For the most part, I'm confined to the ~18 yard indoor ranges. No drawing from holsters, rapid fire, or running from lane to lane :p. What drills/exercises can I do there in order to improve my times?
 
Running and gunning is a lot of fun, isn't it?
Just keep going to the matches, and talking to people you meet.
They all have a little story on what helped them.
 
Practice Drills

Put up a white paper plate(s) at an appropriate range in your
garage/basement/living room, and practice your draw with
an empty gun. If it's a 1911, dry firing it won't hurt it. If it
bothers you, cut a piece of leather or plastic to fit the space
on top of the firing pin stop.

After you get smooth and fast with sight alignment, put a
2-inch red target dot in the center of the plate for a smaller
target to aim for.
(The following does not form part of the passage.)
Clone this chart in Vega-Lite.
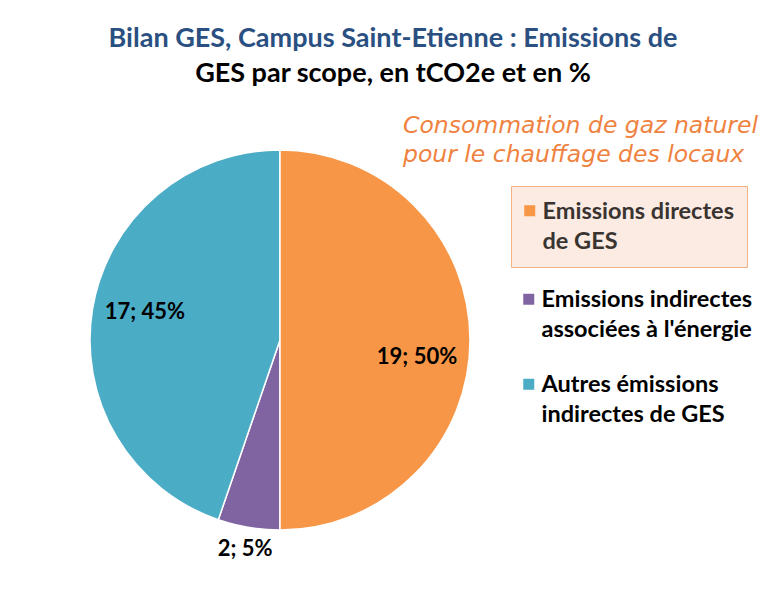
{
  "$schema": "https://vega.github.io/schema/vega-lite/v6.json",
  "width": 380,
  "height": 380,
  "autosize": {"type": "none"},
  "padding": {"left": 90, "top": 150, "right": 305, "bottom": 78},
  "background": "white",
  "title": {
    "text": "Bilan GES, Campus Saint-Etienne : Emissions de",
    "subtitle": "GES par scope, en tCO2e et en %",
    "font": "Lato",
    "fontSize": 27,
    "fontWeight": "bold",
    "color": "#2A5082",
    "subtitleFont": "Lato",
    "subtitleFontSize": 27,
    "subtitleFontWeight": "bold",
    "subtitleColor": "#000000",
    "subtitlePadding": 8,
    "anchor": "middle",
    "dx": 113,
    "offset": 26
  },
  "data": {
    "values": [
      {"scope": "Emissions directes de GES", "value": 19, "label": "19; 50%", "idx": 1},
      {"scope": "Emissions indirectes associées à l'énergie", "value": 2, "label": "2; 5%", "idx": 2},
      {"scope": "Autres émissions indirectes de GES", "value": 17, "label": "17; 45%", "idx": 3}
    ]
  },
  "layer": [
    {
      "mark": {"type": "arc", "stroke": "white", "strokeWidth": 1.5},
      "encoding": {
        "theta": {"field": "value", "type": "quantitative", "stack": true},
        "order": {"field": "idx", "type": "quantitative"},
        "color": {
          "field": "scope",
          "type": "nominal",
          "scale": {
            "domain": ["Emissions directes de GES", "Emissions indirectes associées à l'énergie", "Autres émissions indirectes de GES"],
            "range": ["#F79646", "#8064A2", "#4BACC6"]
          },
          "legend": {
            "values": ["Emissions indirectes associées à l'énergie", "Autres émissions indirectes de GES"],
            "orient": "none",
            "legendX": 313,
            "legendY": -36,
            "title": ["Consommation de gaz naturel", "pour le chauffage des locaux"],
            "titleFont": "DejaVu Sans",
            "titleFontStyle": "italic",
            "titleFontWeight": 200,
            "titleFontSize": 23.5,
            "titleColor": "#EF8240",
            "titleLineHeight": 29,
            "titleLimit": 500,
            "titlePadding": 121,
            "symbolType": "square",
            "symbolSize": 121,
            "symbolStrokeWidth": 0,
            "symbolOpacity": 1,
            "symbolOffset": 114,
            "labelFont": "Lato",
            "labelFontSize": 23.5,
            "labelFontWeight": "bold",
            "labelColor": "#000000",
            "labelLimit": 400,
            "labelOffset": 1,
            "labelBaseline": "alphabetic",
            "rowPadding": 30,
            "labelExpr": "datum.label == 'Autres émissions indirectes de GES' ? ['Autres émissions', 'indirectes de GES'] : [\"Emissions indirectes\", \"associées à l'énergie\"]",
            "encoding": {"labels": {"dy": {"value": 8}}}
          }
        }
      }
    },
    {
      "transform": [{"filter": "datum.idx == 1"}],
      "mark": {"type": "arc", "stroke": "white", "strokeWidth": 1.5},
      "encoding": {
        "theta": {"field": "value", "type": "quantitative", "stack": true},
        "order": {"field": "idx", "type": "quantitative"},
        "color": {
          "field": "scope",
          "type": "nominal",
          "scale": {"domain": ["Emissions directes de GES"], "range": ["#F79646"]},
          "legend": {
            "orient": "none",
            "legendX": 421,
            "legendY": 36,
            "title": null,
            "fillColor": "#FBEBE2",
            "strokeColor": "#F4B183",
            "padding": 13,
            "cornerRadius": 0,
            "zindex": 2,
            "symbolType": "square",
            "symbolSize": 121,
            "symbolStrokeWidth": 0,
            "symbolOpacity": 1,
            "symbolOffset": -6,
            "labelFont": "Lato",
            "labelFontSize": 23.5,
            "labelFontWeight": "bold",
            "labelColor": "#3A3431",
            "labelLimit": 400,
            "labelOffset": 1,
            "labelBaseline": "alphabetic",
            "labelExpr": "['Emissions directes', 'de GES']",
            "encoding": {"labels": {"dy": {"value": 8}}}
          }
        }
      }
    },
    {
      "mark": {"type": "text", "font": "Lato", "fontSize": 22, "fontWeight": "bold", "color": "#000000", "radius": 137, "dy": 17},
      "encoding": {
        "theta": {"field": "value", "type": "quantitative", "stack": true},
        "order": {"field": "idx", "type": "quantitative"},
        "detail": {"field": "scope", "type": "nominal"},
        "text": {"condition": {"test": "datum.idx != 1", "value": ""}, "field": "label", "type": "nominal"}
      }
    },
    {
      "mark": {"type": "text", "font": "Lato", "fontSize": 22, "fontWeight": "bold", "color": "#000000", "radius": 212},
      "encoding": {
        "theta": {"field": "value", "type": "quantitative", "stack": true},
        "order": {"field": "idx", "type": "quantitative"},
        "detail": {"field": "scope", "type": "nominal"},
        "text": {"condition": {"test": "datum.idx != 2", "value": ""}, "field": "label", "type": "nominal"}
      }
    },
    {
      "mark": {"type": "text", "font": "Lato", "fontSize": 22, "fontWeight": "bold", "color": "#000000", "radius": 137, "dy": -5},
      "encoding": {
        "theta": {"field": "value", "type": "quantitative", "stack": true},
        "order": {"field": "idx", "type": "quantitative"},
        "detail": {"field": "scope", "type": "nominal"},
        "text": {"condition": {"test": "datum.idx != 3", "value": ""}, "field": "label", "type": "nominal"}
      }
    }
  ],
  "resolve": {"scale": {"color": "independent"}},
  "config": {
    "view": {"stroke": null},
    "style": {"guide-label": {"lineHeight": 30}}
  }
}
Practice in slow motion until you get smooth
and sure with the draw.

When you stop practicing, take the plates down so you won't
have a brainfart and do a practice run at your fridge with a loaded
gun....This happens more than you would think. A friend of
mine killed his microwave this way.

Tip:

Don't let the neighbors see you doing this. It tends to make'em
act strange when you stop to have a chat across the back yard fence.

Cheers!
Tuner
 
When I'm home, I try to dry fire my guns...usually do the dime on the front sight & fire as often as I can w/o dropping dime while aiming at door knob or TV or whatever. Also practice drawing & reholstering.
 
A good paper range practice for steel plates is to use an NRA 50ft pistol target, the one with four small bullseyes printed on the sheet. At about a 7-10yd range practice extending the gun from a muzzle downrange low ready out to sight alignment and getting the first shot off quickly. Repeat that a bunch until you can get good hits in a hurry. Then do transitions where you fire at one bullseye then move to the other. A pace of one shot per second ought not to get you into much range trouble and will probably speed you up for now. For further fun, never load more than two or three rounds while at the range, practice reloads!

Dryfire at home to kill the flinch, secret ally of steel plates everywhere.